Todos os partidos com culpa no cartório tentam melar a Lava Jato. Vem daí a implosão nas trincheiras. Michel Temer dá cambalhotas de circo para aprovar fiapos de reformas e escapar ao cerco da Justiça, mas divide profundamente o PMDB a cada pesada denúncia que surge contra ele. Fernando Henrique Cardoso apoia publicamente a renúncia de Temer e discorda dos tucanos que tentam sustentar a pinguela do presidente em troca de mais tempo para o PSDB na televisão em 2018 – e também em troca de salvo-conduto para Aécio Neves, que só não foi cassado graças ao rabo preso de seus pares.
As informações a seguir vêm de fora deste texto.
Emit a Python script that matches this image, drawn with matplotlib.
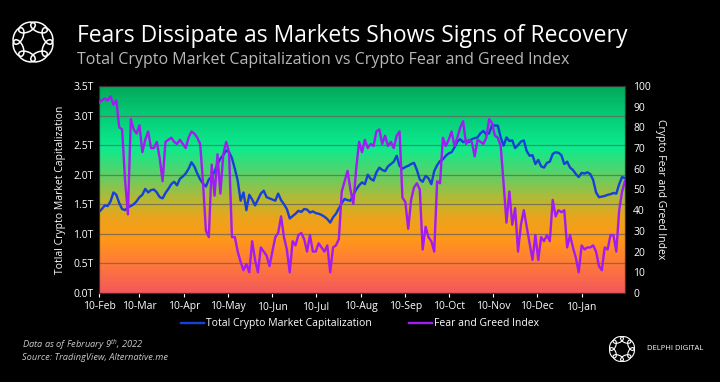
import numpy as np
import pandas as pd
import matplotlib
matplotlib.use("Agg")
import matplotlib.pyplot as plt
import matplotlib.dates as mdates
from matplotlib.colors import LinearSegmentedColormap
from matplotlib.patches import Ellipse

# data: one reading every 2 days, 10 Feb 2021 -> 9 Feb 2022
dates = pd.date_range("2021-02-10", periods=183, freq="2D")

market_cap = [
    1.37, 1.42, 1.48, 1.47, 1.55, 1.70, 1.66, 1.52, 1.42, 1.40,
    1.45, 1.47, 1.50, 1.55, 1.62, 1.66, 1.76, 1.70, 1.74, 1.75,
    1.70, 1.62, 1.60, 1.69, 1.76, 1.84, 1.88, 1.82, 1.93, 1.97,
    2.02, 2.10, 2.21, 2.14, 2.02, 1.92, 1.85, 1.80, 1.92, 1.97,
    2.05, 2.18, 2.27, 2.33, 2.41, 2.38, 2.28, 2.10, 1.90, 1.56,
    1.70, 1.40, 1.66, 1.58, 1.48, 1.58, 1.68, 1.73, 1.62, 1.60,
    1.58, 1.56, 1.68, 1.57, 1.50, 1.42, 1.26, 1.30, 1.34, 1.39,
    1.37, 1.42, 1.41, 1.36, 1.38, 1.35, 1.34, 1.32, 1.29, 1.25,
    1.19, 1.28, 1.34, 1.43, 1.52, 1.59, 1.57, 1.56, 1.66, 1.75,
    1.82, 1.87, 1.84, 2.00, 1.93, 1.90, 2.04, 2.12, 2.08, 2.06,
    2.14, 2.18, 2.22, 2.32, 2.15, 2.10, 2.13, 2.15, 2.18, 2.20,
    2.08, 1.92, 1.88, 1.98, 1.94, 1.84, 2.06, 2.16, 2.23, 2.26,
    2.32, 2.36, 2.38, 2.46, 2.56, 2.60, 2.55, 2.58, 2.55, 2.60,
    2.62, 2.63, 2.70, 2.74, 2.68, 2.70, 2.84, 2.83, 2.83, 2.63,
    2.49, 2.63, 2.57, 2.58, 2.45, 2.50, 2.56, 2.58, 2.40, 2.32,
    2.33, 2.18, 2.25, 2.14, 2.12, 2.20, 2.22, 2.35, 2.38, 2.37,
    2.33, 2.18, 2.22, 2.12, 2.08, 2.01, 1.96, 2.03, 2.02, 2.04,
    2.01, 1.91, 1.70, 1.62, 1.63, 1.64, 1.66, 1.67, 1.69, 1.68,
    1.84, 1.96, 1.94,
]

fear_greed = [
    92, 93, 94, 93, 95, 91, 93, 80, 79, 55,
    38, 84, 79, 77, 81, 68, 74, 78, 70, 70,
    73, 65, 54, 73, 74, 75, 73, 72, 74, 72,
    70, 75, 78, 77, 75, 72, 53, 30, 27, 62,
    47, 67, 48, 67, 73, 68, 27, 27, 20, 15,
    11, 14, 10, 25, 16, 10, 22, 20, 18, 13,
    20, 27, 29, 37, 27, 21, 10, 25, 23, 28,
    29, 26, 20, 28, 20, 20, 24, 22, 20, 23,
    10, 22, 23, 26, 49, 54, 59, 50, 43, 60,
    73, 68, 74, 70, 72, 71, 78, 79, 72, 76,
    71, 73, 70, 76, 78, 46, 44, 31, 45, 51,
    53, 50, 21, 32, 27, 25, 20, 54, 53, 75,
    71, 74, 78, 71, 75, 80, 83, 72, 74, 73,
    66, 74, 73, 72, 75, 84, 82, 76, 75, 71,
    53, 34, 49, 33, 41, 20, 33, 40, 32, 24,
    16, 28, 16, 27, 25, 28, 25, 45, 37, 40,
    39, 40, 22, 28, 22, 17, 10, 23, 21, 22,
    22, 23, 20, 13, 11, 22, 21, 28, 28, 20,
    40, 49, 54,
]

cap_ticks = [0, 0.5, 1.0, 1.5, 2.0, 2.5, 3.0, 3.5]
fg_ticks = list(range(0, 101, 10))

BLUE = "#1740d8"
PURPLE = "#a11cf2"

plt.rcParams["font.family"] = ["Open Sans", "DejaVu Sans"]

fig = plt.figure(figsize=(7.2, 3.82), dpi=100, facecolor="black")
ax = fig.add_axes([0.1375, 0.233, 0.7305, 0.542])
ax.set_facecolor("black")

xmin = mdates.date2num(pd.Timestamp("2021-02-10"))
xmax = mdates.date2num(pd.Timestamp("2022-02-09"))

# red -> orange -> yellow -> green -> mint -> dark green background
bg = LinearSegmentedColormap.from_list("bg", [
    (0.00, "#f4585a"),
    (0.14, "#ff7a3a"),
    (0.26, "#ff9818"),
    (0.36, "#eca41c"),
    (0.45, "#b8b834"),
    (0.57, "#5cd068"),
    (0.70, "#0cec8e"),
    (0.85, "#06cc78"),
    (1.00, "#02a85a"),
])
grad = np.linspace(0, 1, 256).reshape(-1, 1)
ax.imshow(grad, cmap=bg, origin="lower", aspect="auto",
          extent=[xmin, xmax, 0, 3.5], zorder=0)

for v in cap_ticks[1:-1]:
    ax.axhline(v, color="#646458", lw=0.9, alpha=0.75, zorder=1)

ax.plot(dates, market_cap, color=BLUE, lw=1.7, zorder=3)
ax.set_xlim(xmin, xmax)
ax.set_ylim(0, 3.5)
ax.set_yticks(cap_ticks)
ax.set_yticklabels([f"{v:.1f}T" for v in cap_ticks])

ax2 = ax.twinx()
ax2.plot(dates, fear_greed, color=PURPLE, lw=1.7, zorder=3)
ax2.set_ylim(0, 100)
ax2.set_yticks(fg_ticks)

month_ticks = pd.date_range("2021-02-01", "2022-01-01", freq="MS") + pd.Timedelta(days=9)
ax.set_xticks(month_ticks)
ax.set_xticklabels([d.strftime("%d-%b") for d in month_ticks])

for a in (ax, ax2):
    a.tick_params(colors="white", labelsize=7.5, length=3, width=0.8)
    for s in a.spines.values():
        s.set_color("#333333")
        s.set_linewidth(0.8)
ax.tick_params(axis="y", length=0, pad=4)
ax2.tick_params(axis="y", length=0, pad=6)
ax.tick_params(axis="x", pad=3)

ax.set_ylabel("Totlal Crypto Market Capitalization", color="white", fontsize=7.5, labelpad=5)
ax2.set_ylabel("Crypto Fear and Greed Index", color="white", fontsize=7.5,
               rotation=270, labelpad=11)

# legend
h1, = ax.plot([], [], color=BLUE, lw=1.7)
h2, = ax.plot([], [], color=PURPLE, lw=1.7)
leg = fig.legend([h1, h2], ["Total Crypto Market Capitalization", "Fear and Greed Index"],
                 loc="center", bbox_to_anchor=(0.5, 0.152), ncol=2, frameon=False,
                 fontsize=7.5, handlelength=2.2, handletextpad=0.2, columnspacing=3.5)
for t in leg.get_texts():
    t.set_color("white")

# titles
fig.text(0.107, 0.905, "Fears Dissipate as Markets Shows Signs of Recovery",
         color="white", fontsize=16.5, va="center", ha="left")
fig.text(0.107, 0.843, "Total Crypto Market Capitalization vs Crypto Fear and Greed Index",
         color="#b8b8b8", fontsize=11.5, va="center", ha="left")

# footer
fig.text(0.03, 0.097, r"Data as of February 9$^{\mathregular{th}}$, 2022",
         color="#c8c8c8", fontsize=6.7, style="italic", va="center")
fig.text(0.03, 0.064, "Source: TradingView, Alternative.me",
         color="#c8c8c8", fontsize=6.7, style="italic", va="center")


def draw_logo(cx, cy, r, lw):
    lax = fig.add_axes([cx - r, cy - r * 720 / 382, 2 * r, 2 * r * 720 / 382])
    lax.set_xlim(-1.3, 1.3)
    lax.set_ylim(-1.3, 1.3)
    lax.set_aspect("equal")
    lax.axis("off")
    for k in range(8):
        ang = 2 * np.pi * k / 8 + np.pi / 8
        lax.add_patch(Ellipse((0.85 * np.cos(ang), 0.85 * np.sin(ang)), 0.95, 0.5,
                              angle=np.degrees(ang) + 90, fill=False,
                              edgecolor="white", lw=lw))


draw_logo(33 / 720, 1 - 42 / 382, 24 / 720, 1.1)
draw_logo(622 / 720, 1 - 349 / 382, 15 / 720, 0.8)
fig.text(647 / 720, 1 - 349 / 382, "DELPHI DIGITAL", color="white",
         fontsize=5.5, va="center", ha="left")

fig.savefig("out.png", dpi=100, facecolor="black")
Lula, indiciado, como Temer, em vários inquéritos por corrupção na Presidência e fora dela, se irrita com a articulação de petistas e do PSOL para discutir uma frente de esquerda e um programa de governo. A reunião aconteceu no domingo. Lula não foi convidado nem informado. Foi o último a saber. 

O desfecho de nossa história depende em grande parte da sociedade civil. Depende de nós. Há uma apatia inacreditável no país. Não parece o mesmo Brasil que foi às ruas em 2013, numa indignação apartidária contra o aumento de 20 centavos nas passagens de ônibus. Era um bom pretexto para protestar. A polarização nacional hoje divide torcidas entre uma suposta esquerda e uma suposta direita, que não são nada disso. É um erro santificar ídolos com pés de barro ou apostar num salvador da pátria que seja “dos males o menor”. Se não existir uma mobilização consciente e pacífica, sem bandeiras de partidos e sem black blocs, contra governantes e políticos que se comportaram como bandidos, será muito difícil refundar nossa República sobre princípios éticos. Não podemos transigir. Precisamos renovar.

Se há crime, é preciso haver castigo, já dizia Dostoiévski. Mas parece ser só na ficção. Na vida real, o que os russos têm hoje é o duro Vladimir Putin, no poder há 18 anos. Putin reprime investigações e manifestações com mão forte. O envolvimento em corrupção é apenas uma das acusações contra ele. Putin tem mais de 80% de popularidade. É o pior dos mundos. Um autocrata popular.